Theoretically, this work challenges the assumption that chain-of-thought or test-time scaling strategies from LLMs transfer directly to VLMs. Practically, it provides a scalable framework for improving the reliability and factuality of VLM outputs, with direct relevance to safety-critical applications.
Future Directions
Potential avenues for further research include:
- Adaptive anchoring: Dynamically adjusting anchor density and weighting based on task characteristics or model uncertainty.
- Claim generation quality: Leveraging more advanced or human-annotated visual claims to further enhance perceptual supervision.
- Extension to temporal and multi-image reasoning: Applying VAPO to video understanding or multi-view tasks, where visual grounding is even more challenging.
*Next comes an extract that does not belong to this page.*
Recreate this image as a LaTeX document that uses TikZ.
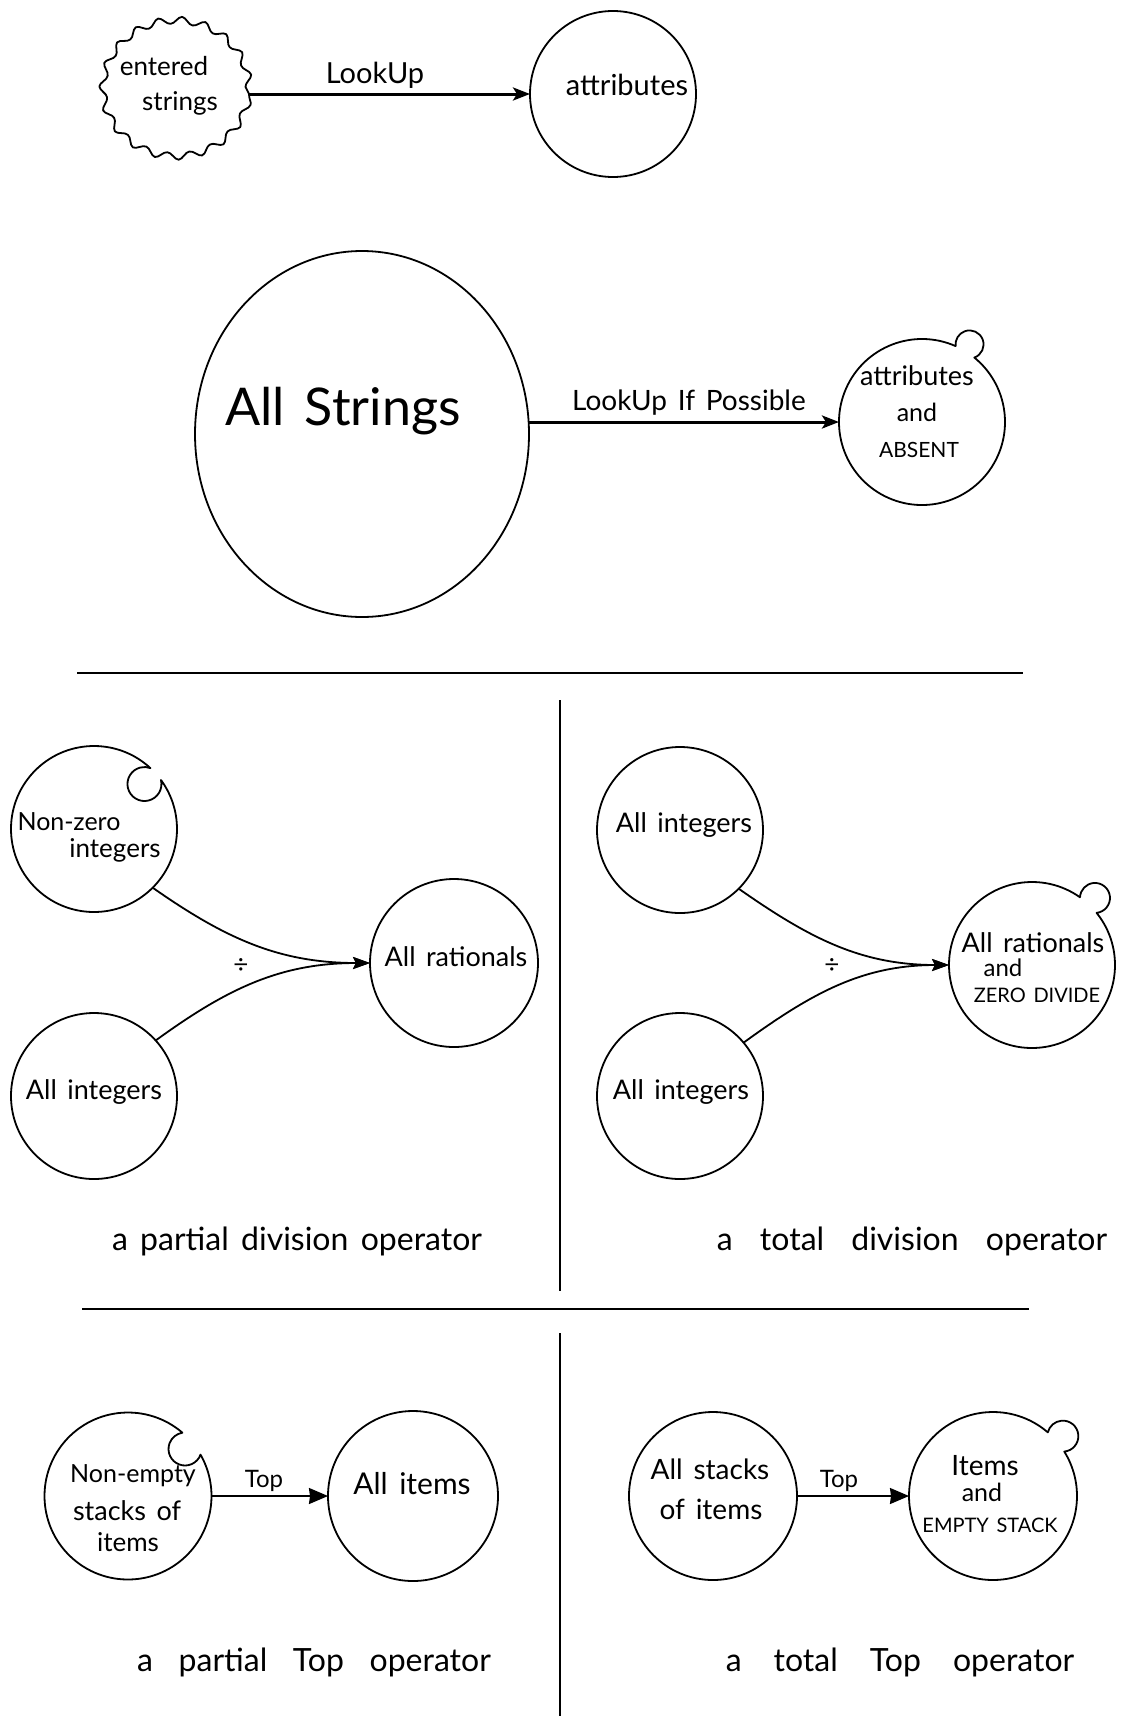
\documentclass[tikz,border=0pt]{standalone}
\usepackage{fontspec}
\setmainfont{Lato}[WordSpace=1.5]
\usetikzlibrary{arrows.meta,shapes.geometric,decorations.pathmorphing,calc}
\newcommand\fs[1]{\fontsize{#1}{#1}\selectfont}
\newcommand\gap[1]{\hspace{#1em}}
% outline of a circle node with a bump (#6=1) or a bite (#6=-1)
% #1 node, #2 R, #3 angle, #4 distance of small centre, #5 small radius
\newcommand\setlobe[6]{%
  \pgfmathsetmacro\lbAl{acos(((#2/10)^2+(#4/10)^2-(#5/10)^2)/(2*(#2/10)*(#4/10)))}%
  \pgfmathsetmacro\lbGa{acos(((#5/10)^2+(#4/10)^2-(#2/10)^2)/(2*(#5/10)*(#4/10)))}%
  \pgfmathsetmacro\lbBigS{#3+\lbAl}%
  \pgfmathsetmacro\lbBigE{#3+360-\lbAl}%
  \pgfmathsetmacro\lbSmS{#3+180+\lbGa}%
  \pgfmathsetmacro\lbSmE{#3+180-\lbGa+180*(1+#6)}%
  \draw[setline] (#1.center) ++(\lbBigS:#2)
    arc[start angle=\lbBigS, end angle=\lbBigE, radius=#2]
    arc[start angle=\lbSmS, end angle=\lbSmE, radius=#5] -- cycle;
}
\begin{document}
\begin{tikzpicture}[x=1pt,y=1pt,
  setline/.style={line width=1.8pt, line join=round},
  set/.style={circle, draw, setline, minimum size=#1, inner sep=0pt, outer sep=0pt},
  lobed/.style={circle, minimum size=#1, inner sep=0pt, outer sep=0pt},
  lbl/.style={anchor=base, inner sep=0pt, font=\fs{#1}},
  cloudst/.style={ellipse, draw, setline, minimum width=146pt, minimum height=136pt,
    inner sep=0pt, outer sep=0pt, decorate,
    decoration={snake, amplitude=3.5pt, segment length=23pt}},
  bigarrow/.style={line width=3pt, -{Stealth[length=17pt,width=13pt,inset=4pt]}},
  curvearrow/.style={line width=1.8pt, -{Stealth[length=17pt,width=12pt,inset=3pt]}},
  toparrow/.style={line width=1.8pt, -{Stealth[length=19pt,width=16pt,inset=1pt]}},
  divider/.style={line width=1.5pt}
]
\useasboundingbox (0,0) rectangle (1126,-1716);

% ---------- row 1 ----------
\node[cloudst] (cloud) at (176,-94) {};
\node[lbl=26] (t-entered) at (164,-75) {entered};
\node[lbl=26] (t-strings) at (180,-110) {strings};
\node[set=166pt] (attr) at (613,-94) {};
\node[lbl=29] (t-attr) at (627,-95) {attributes};
\draw[bigarrow] (cloud) -- (attr);
\node[lbl=29] (t-lookup) at (375,-83) {LookUp};

% ---------- row 2 ----------
\node[ellipse, draw, setline, minimum width=334pt, minimum height=366pt, inner sep=0pt, outer sep=0pt] (strs) at (362,-434) {};
\node[lbl=52] (t-all) at (343,-425) {All Strings};
\node[lobed=166pt] (absent) at (922,-422) {};
\setlobe{absent}{83}{58.5}{91}{14}{1}
\node[lbl=27] (t-attr2) at (917,-385) {attributes};
\node[lbl=25] (t-and1) at (917,-421) {and};
\node[lbl=21] (t-absent) at (919,-457) {ABSENT};
\draw[bigarrow] (strs.east |- absent.west) -- (absent.west);
\node[lbl=28] (t-lip) at (689,-410) {LookUp If Possible};

% ---------- dividers ----------
\coordinate (h1a) at (77,-673);  \coordinate (h1b) at (1023,-673);
\coordinate (v1a) at (560,-700); \coordinate (v1b) at (560,-1291);
\coordinate (h2a) at (82,-1309); \coordinate (h2b) at (1029,-1309);
\coordinate (v2a) at (560,-1333); \coordinate (v2b) at (560,-1716);
\draw[divider] (h1a) -- (h1b);
\draw[divider] (v1a) -- (v1b);
\draw[divider] (h2a) -- (h2b);
\draw[divider] (v2a) -- (v2b);

% ---------- partial division ----------
\node[lobed=166pt] (nz) at (94,-829) {};
\setlobe{nz}{83}{41.7}{67.6}{17}{-1}
\node[lbl=25] (t-nonzero) at (69,-830) {Non-zero};
\node[lbl=26] (t-integers) at (115,-857) {integers};
\node[set=166pt] (ail) at (94,-1096) {};
\node[lbl=27] (t-ail) at (94,-1099) {All integers};
\node[set=168pt] (rat) at (454,-963) {};
\node[lbl=27] (t-rat) at (456,-966) {All rationals};
\draw[curvearrow] (nz.-45) to[out=-35, in=180] (rat.west);
\draw[curvearrow] (ail.42) to[out=36, in=180] (rat.west);
\node[font=\fs{26}, inner sep=0pt] (div1) at (241,-966) {÷};
\node[lbl=32] (cap1) at (297,-1250) {a partial division operator};

% ---------- total division ----------
\node[set=166pt] (air1) at (680,-830) {};
\node[lbl=27] (t-air1) at (684,-832) {All integers};
\node[set=166pt] (air2) at (680,-1096) {};
\node[lbl=27] (t-air2) at (681,-1099) {All integers};
\node[lobed=166pt] (ratz) at (1032,-965) {};
\setlobe{ratz}{83}{46.8}{92}{15}{1}
\node[lbl=27] (t-ratz) at (1033,-952) {All rationals};
\node[lbl=24] (t-and2) at (1003,-976) {and};
\node[lbl=20] (t-zd) at (1037,-1002) {ZERO DIVIDE};
\draw[curvearrow] (air1.-45) to[out=-35, in=180] (ratz.west);
\draw[curvearrow] (air2.40) to[out=36, in=180] (ratz.west);
\node[font=\fs{26}, inner sep=0pt] (div2) at (832,-966) {÷};
\node[lbl=32] (cap2) at (912,-1250) {a\gap{0.85}total\gap{0.85}division\gap{0.85}operator};

% ---------- partial Top ----------
\node[lobed=167pt] (ne) at (128,-1496) {};
\setlobe{ne}{83.5}{39.5}{73.9}{16.5}{-1}
\node[lbl=25] (t-nonempty) at (133,-1482) {Non-empty};
\node[lbl=27] (t-stacksof) at (127,-1520) {stacks of};
\node[lbl=26] (t-items) at (128,-1551) {items};
\node[set=170pt] (items) at (413,-1496) {};
\node[lbl=30] (t-allitems) at (412,-1494) {All items};
\draw[toparrow] (ne) -- (items);
\node[lbl=24] (t-top1) at (264,-1487) {Top};
\node[lbl=32] (cap3) at (314,-1671) {a\gap{0.8}partial\gap{0.8}Top\gap{0.8}operator};

% ---------- total Top ----------
\node[set=168pt] (ast) at (713,-1496) {};
\node[lbl=28] (t-allstacks) at (710,-1479) {All stacks};
\node[lbl=28] (t-ofitems) at (711,-1519) {of items};
\node[lobed=168pt] (ies) at (993,-1496) {};
\setlobe{ies}{84}{40.6}{92}{15.5}{1}
\node[lbl=28] (t-Items) at (985,-1475) {Items};
\node[lbl=25] (t-and3) at (982,-1501) {and};
\node[lbl=20] (t-es) at (990,-1532) {EMPTY STACK};
\draw[toparrow] (ast) -- (ies);
\node[lbl=24] (t-top2) at (839,-1487) {Top};
\node[lbl=32] (cap4) at (900,-1671) {a\gap{1}total\gap{1}Top\gap{1}operator};
\end{tikzpicture}
\end{document}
- Integration with other modalities: Exploring the impact of anchoring in audio, sensor, or structured data contexts.
Conclusion
This paper provides a rigorous analysis of the dual nature of reasoning in VLMs, identifying visual forgetting as a key limitation and introducing VAPO as an effective solution. By anchoring the reasoning process in visual evidence, VAPO-Thinker-7B achieves state-of-the-art performance and sets a new standard for visually grounded multimodal reasoning. The work highlights the necessity of perceptual supervision in VLM training and opens new directions for research in robust, interpretable, and reliable multimodal AI.